Inability to rationalize unproductive assets combined with lack of freedom to make competitive rates, labor intransigence, and management incompetence to bring down a dozen or more Class 1's back in the 60's and 70's. The Staggers Act (1980) changed things for the industry as a whole. Railroads were deregulated, and the rail renaissance began. But rail carriers still had to contend with light density lines that generated a return on investment far below the cost of capital. It's not prudent to borrow money at, say, six percent so you can reinvest in assets generating, at best, a one two percent ROI. On the other hand, failure to reinvest impacts efficiency, safety, service and revenue. The already weak asset becomes less attractive than ever. It's a downward spiral. Branch line abandonments were one strategy management adopted to hazard scarce capital resources.
In the 3-R and 4-R Acts of 1973 and 1975 respectively - and at the state level - government finally tried to address the light density rail line issue. There were several approaches adopted - only one of which involved abandonments.
1. The process of discontinuing service was made easier for true "basket cases". When Conrail was created from the wreckage of the eastern bankrupts, the federal government itself (through USRA) made the decision on which branches were hopeless. They were excluded from the Final System Plan, and that was that. Currently almost automatic approval is given to abandonments on lines where no traffic has been handled for two years. The industry no longer wastes time and effort on killing off its "dogs."
2. For lines that can be rescued, shipper groups, industrial development agencies, state DOT's and entrepreneurs are encouraged to step up to the plate to purchase or lease them. As a result, hundreds of new short lines have been formed. The start-up process for creating new rail carriers is far, far less burdensome and time consuming than it was under the ICC.
3. Restrictive labor conditions (New York Dock, etc.)- big impediments to short line spin-offs - have been eliminated.
4. Public capital in the form of state grants, low interest RRIF Loans and maintenance tax credits have been offered. These help short lines cope with decades of disinvestment when their lines were runder Class 1 ownership.
The present abandonment process, while simpler than in ICC days, does set some parameters. The Surface Transportation Board allows abandonment if a railroad can demonstrate "significant operating losses". The carrier can try and justify the abandonment by showing it could earn a higher ROI elsewhere - but the STB says that's "usually not sufficient to overcome a strong public need for service".

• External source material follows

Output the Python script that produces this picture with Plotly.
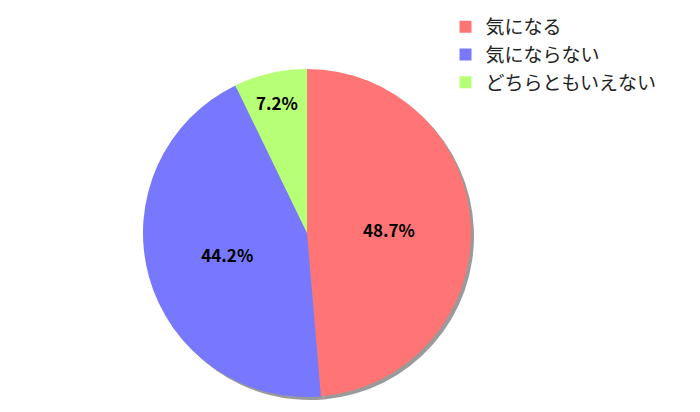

The STB may order continuance of operations if a responsible party makes an offer of financial assistance. It can order a line "rail-banked" to save the right of way for future reinstatement. If there is an offer to acquire the line from a responsible party, the STB can order the railroad sold at Net Liquidation Value (NLV) or Going Business Value, whichever is higher.
The bottom line is that if a rail line has any real economic value, it is unlikely to be abandoned.